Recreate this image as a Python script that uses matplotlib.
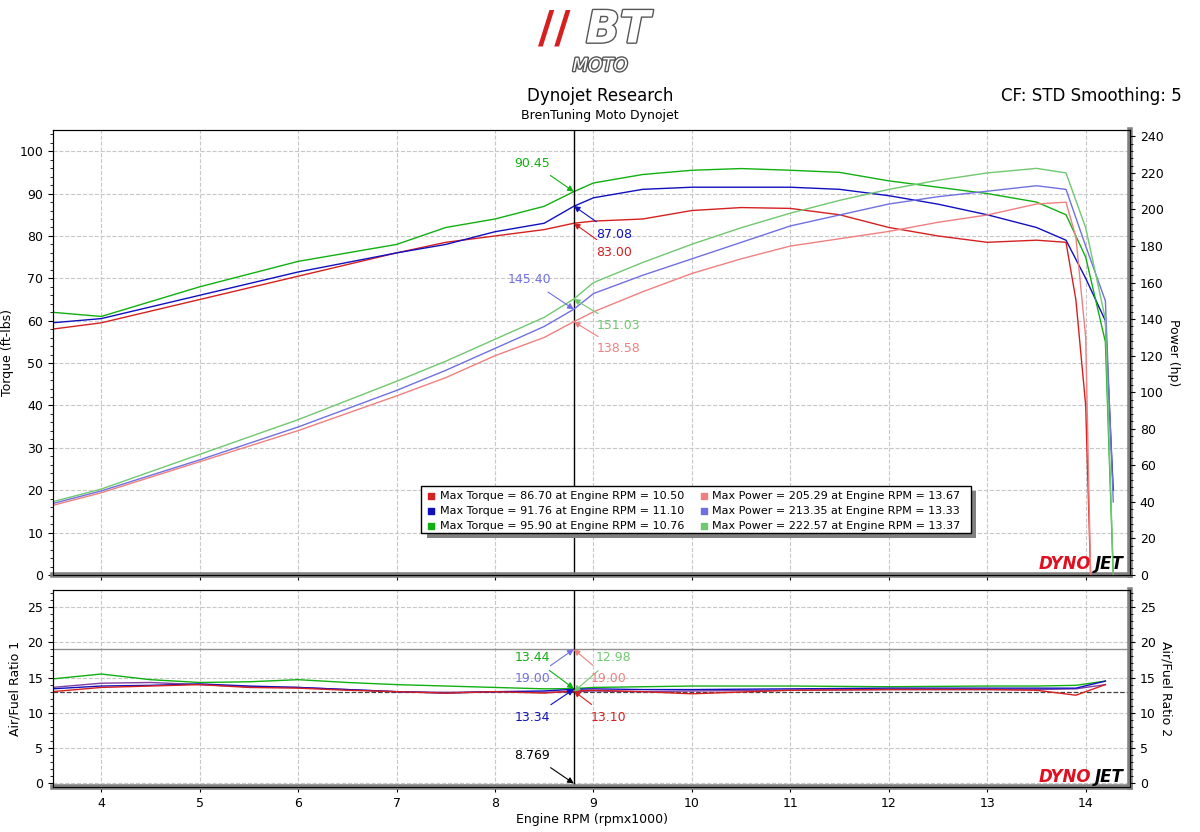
import numpy as np
import matplotlib.pyplot as plt
import matplotlib.patheffects as pe
from matplotlib.ticker import MultipleLocator

rpm_t = [3.5, 4.0, 5.0, 6.0, 7.0, 7.5, 8.0, 8.5, 8.8, 9.0, 9.5, 10.0, 10.5, 11.0, 11.5, 12.0, 12.5, 13.0, 13.5, 13.8, 13.9, 14.0, 14.05]
tq_red = [58, 59.5, 65, 70.5, 76, 78.5, 80, 81.5, 83, 83.5, 84, 86, 86.7, 86.5, 85, 82, 80, 78.5, 79, 78.5, 65, 40, 0]
hp_red = [38, 45, 62, 79, 98, 108, 120, 130, 138.6, 144, 155, 165, 173, 180, 184, 188, 193, 197, 203, 204, 185, 130, 0]

rpm_b = [3.5, 4.0, 5.0, 6.0, 7.0, 7.5, 8.0, 8.5, 8.8, 9.0, 9.5, 10.0, 10.5, 11.0, 11.5, 12.0, 12.5, 13.0, 13.5, 13.8, 14.0, 14.2, 14.28]
tq_blue = [59.5, 60.5, 66, 71.5, 76, 78, 81, 83, 87, 89, 91, 91.5, 91.5, 91.5, 91, 89.5, 87.5, 85, 82, 79, 70, 60, 20]
hp_blue = [39, 46, 63, 81, 101, 112, 124, 136, 145.4, 154, 164, 173, 182, 191, 197, 203, 207, 210, 213, 211, 180, 150, 40]
tq_green = [62, 61, 68, 74, 78, 82, 84, 87, 90.45, 92.5, 94.5, 95.5, 95.9, 95.5, 95, 93, 91.5, 90, 88, 85, 75, 55, 0]
hp_green = [40, 47, 66, 85, 106, 117, 129, 141, 151, 160, 171, 181, 190, 198, 205, 211, 216, 220, 222.5, 220, 190, 140, 0]

afr_rpm = [3.5, 4.0, 4.5, 5.0, 5.5, 6.0, 6.5, 7.0, 7.5, 8.0, 8.5, 8.8, 9.0, 9.5, 10.0, 11.0, 12.0, 13.0, 13.5, 13.9, 14.2]
afr_red = [13.0, 13.6, 13.8, 14.0, 13.6, 13.5, 13.2, 13.0, 12.8, 13.0, 12.8, 13.1, 13.2, 13.0, 12.7, 13.2, 13.3, 13.3, 13.2, 12.5, 14.0]
afr_blue = [13.4, 13.8, 13.9, 14.1, 13.8, 13.6, 13.3, 13.0, 12.8, 13.0, 13.1, 13.34, 13.4, 13.3, 13.3, 13.4, 13.5, 13.5, 13.5, 13.5, 14.5]
afr_green = [14.8, 15.5, 14.7, 14.3, 14.4, 14.7, 14.3, 14.0, 13.8, 13.6, 13.4, 13.44, 13.6, 13.7, 13.8, 13.8, 13.7, 13.8, 13.8, 13.9, 14.5]
afr_purple = [13.6, 14.2, 14.3, 14.0, 13.7, 13.6, 13.3, 13.0, 12.9, 13.0, 12.9, 13.0, 13.1, 13.0, 13.1, 13.2, 13.3, 13.3, 13.3, 13.4, 14.0]

legend_rows = [
    ("#d62020", "Max Torque = 86.70 at Engine RPM = 10.50", "#f08080", "Max Power = 205.29 at Engine RPM = 13.67"),
    ("#1010c0", "Max Torque = 91.76 at Engine RPM = 11.10", "#7070e0", "Max Power = 213.35 at Engine RPM = 13.33"),
    ("#10b010", "Max Torque = 95.90 at Engine RPM = 10.76", "#70c870", "Max Power = 222.57 at Engine RPM = 13.37"),
]

plt.rcParams['font.family'] = ['DejaVu Sans']
fig = plt.figure(figsize=(12, 8.32), dpi=100)
W, H = 1200, 832
ax = fig.add_axes([53 / W, 1 - 575 / H, 1077 / W, 445 / H])
ax2 = ax.twinx()
bx = fig.add_axes([53 / W, 1 - 787 / H, 1077 / W, 197 / H])
bx2 = bx.twinx()

grid = dict(color='#c8c8c8', ls='--', lw=0.8)
for a in (ax, bx):
    a.set_xlim(3.51, 14.45)
    a.grid(True, **grid)
    a.set_xticks(range(4, 15))
    a.tick_params(labelsize=9)
ax.set_xticklabels([])
ax.set_ylim(0, 105)
ax.set_yticks(range(0, 101, 10))
ax.yaxis.set_minor_locator(MultipleLocator(2))
ax2.set_ylim(0, 243.5)
ax2.set_yticks(range(0, 241, 20))
ax2.yaxis.set_minor_locator(MultipleLocator(4))
for a in (bx, bx2):
    a.set_ylim(-0.5, 27.4)
    a.set_yticks(range(0, 26, 5))
    a.yaxis.set_minor_locator(MultipleLocator(1))
for a in (ax2, bx2):
    a.tick_params(labelsize=9)
ax.set_ylabel("Torque (ft-lbs)", fontsize=9)
ax2.set_ylabel("Power (hp)", fontsize=9, rotation=270, labelpad=12)
bx.set_ylabel("Air/Fuel Ratio 1", fontsize=9)
bx2.set_ylabel("Air/Fuel Ratio 2", fontsize=9, rotation=270, labelpad=12)
bx.set_xlabel("Engine RPM (rpmx1000)", fontsize=9, labelpad=2)

ax.plot(rpm_t, tq_red, color='#d62020', lw=1)
ax.plot(rpm_b, tq_blue, color='#1010c0', lw=1)
ax.plot(rpm_b, tq_green, color='#10b010', lw=1)
ax2.plot(rpm_t, hp_red, color='#f08080', lw=1)
ax2.plot(rpm_b, hp_blue, color='#7070e0', lw=1)
ax2.plot(rpm_b, hp_green, color='#70c870', lw=1)

bx.axhline(12.9, color='#404040', ls='--', lw=0.9)
bx.axhline(19, color='#909090', lw=1)
bx.plot(afr_rpm, afr_green, color='#10b010', lw=1)
bx.plot(afr_rpm, afr_purple, color='#8040a0', lw=1)
bx.plot(afr_rpm, afr_blue, color='#1010c0', lw=1)
bx.plot(afr_rpm, afr_red, color='#d62020', lw=1)

cur = 8.8
ax.axvline(cur, color='black', lw=1)
bx.axvline(cur, color='black', lw=1)

def ann(a, y, txt, col, tx, ty):
    a.annotate(txt, xy=(cur, y), xytext=(tx, ty), color=col, fontsize=9,
               ha='center', va='center',
               arrowprops=dict(arrowstyle='-|>', color=col, lw=0.8, shrinkA=4, shrinkB=0))

ann(ax, 90.45, "90.45", '#10b010', 8.38, 97.2)
ann(ax, 87.08, "87.08", '#1010c0', 9.21, 80.4)
ann(ax, 83.0, "83.00", '#d62020', 9.21, 76.2)
ann(ax2, 145.4, "145.40", '#7070e0', 8.35, 161.6)
ann(ax2, 151.03, "151.03", '#70c870', 9.25, 136.4)
ann(ax2, 138.58, "138.58", '#f08080', 9.25, 123.8)
ann(bx, 13.44, "13.44", '#10b010', 8.38, 17.8)
ann(bx, 19.0, "19.00", '#7070e0', 8.38, 14.9)
ann(bx, 13.0, "12.98", '#70c870', 9.2, 17.8)
ann(bx, 19.0, "19.00", '#f08080', 9.15, 14.9)
ann(bx, 13.34, "13.34", '#1010c0', 8.38, 9.4)
ann(bx, 13.1, "13.10", '#d62020', 9.15, 9.4)
ann(bx, 0.0, "8.769", 'black', 8.38, 4.0)

# legend box
lx, ly = 0.342, 0.195
ax.add_patch(plt.Rectangle((lx + 0.005, ly - 0.112), 0.51, 0.105, transform=ax.transAxes,
                           facecolor='#808080', zorder=5))
ax.add_patch(plt.Rectangle((lx, ly - 0.1), 0.51, 0.105, transform=ax.transAxes,
                           facecolor='white', edgecolor='black', lw=1, zorder=6))
for i, (c1, t1, c2, t2) in enumerate(legend_rows):
    yy = ly - 0.018 - i * 0.033
    ax.scatter([lx + 0.009], [yy], marker='s', s=18, color=c1, transform=ax.transAxes, zorder=7)
    ax.text(lx + 0.017, yy, t1, transform=ax.transAxes, fontsize=8, va='center', zorder=7)
    ax.scatter([lx + 0.262], [yy], marker='s', s=18, color=c2, transform=ax.transAxes, zorder=7)
    ax.text(lx + 0.27, yy, t2, transform=ax.transAxes, fontsize=8, va='center', zorder=7)

for a in (ax, bx):
    a.text(0.915, 0.005, "DYNO", transform=a.transAxes, color='#e01020', fontsize=12,
           fontweight='bold', style='italic', ha='left', va='bottom', zorder=8)
    a.text(0.994, 0.005, "JET", transform=a.transAxes, color='black', fontsize=12,
           fontweight='bold', style='italic', ha='right', va='bottom', zorder=9)
    for s in ('right', 'bottom'):
        a.spines[s].set_linewidth(4)
        a.spines[s].set_color('#808080')

# header
fig.text(0.5, 1 - 96 / H, "Dynojet Research", ha='center', va='center', fontsize=12)
fig.text(0.5, 1 - 115 / H, "BrenTuning Moto Dynojet", ha='center', va='center', fontsize=9)
fig.text(0.985, 1 - 96 / H, "CF: STD Smoothing: 5", ha='right', va='center', fontsize=12)
t1 = fig.text(0.462, 1 - 30 / H, "//", ha='center', va='center', fontsize=32, fontweight='bold',
              color='#d42020')
t2 = fig.text(0.515, 1 - 30 / H, "BT", ha='center', va='center', fontsize=32, fontweight='bold',
              style='italic', color='white')
t3 = fig.text(0.5, 1 - 66 / H, "MOTO", ha='center', va='center', fontsize=13, style='italic',
              color='white')
for t in (t2, t3):
    t.set_path_effects([pe.withStroke(linewidth=2, foreground='#555555')])

fig.savefig("out.png", dpi=100)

+---+

◆ **DO THIS**:
Write out again, exactly, the lines from the start of the listing up to the line containing "from matplotlib.ticker import MultipleLocator", with both ends and without pictures.

◆ **TASK ANSWER**:
Recreate this image as a Python script that uses matplotlib.
import numpy as np
import matplotlib.pyplot as plt
import matplotlib.patheffects as pe
from matplotlib.ticker import MultipleLocator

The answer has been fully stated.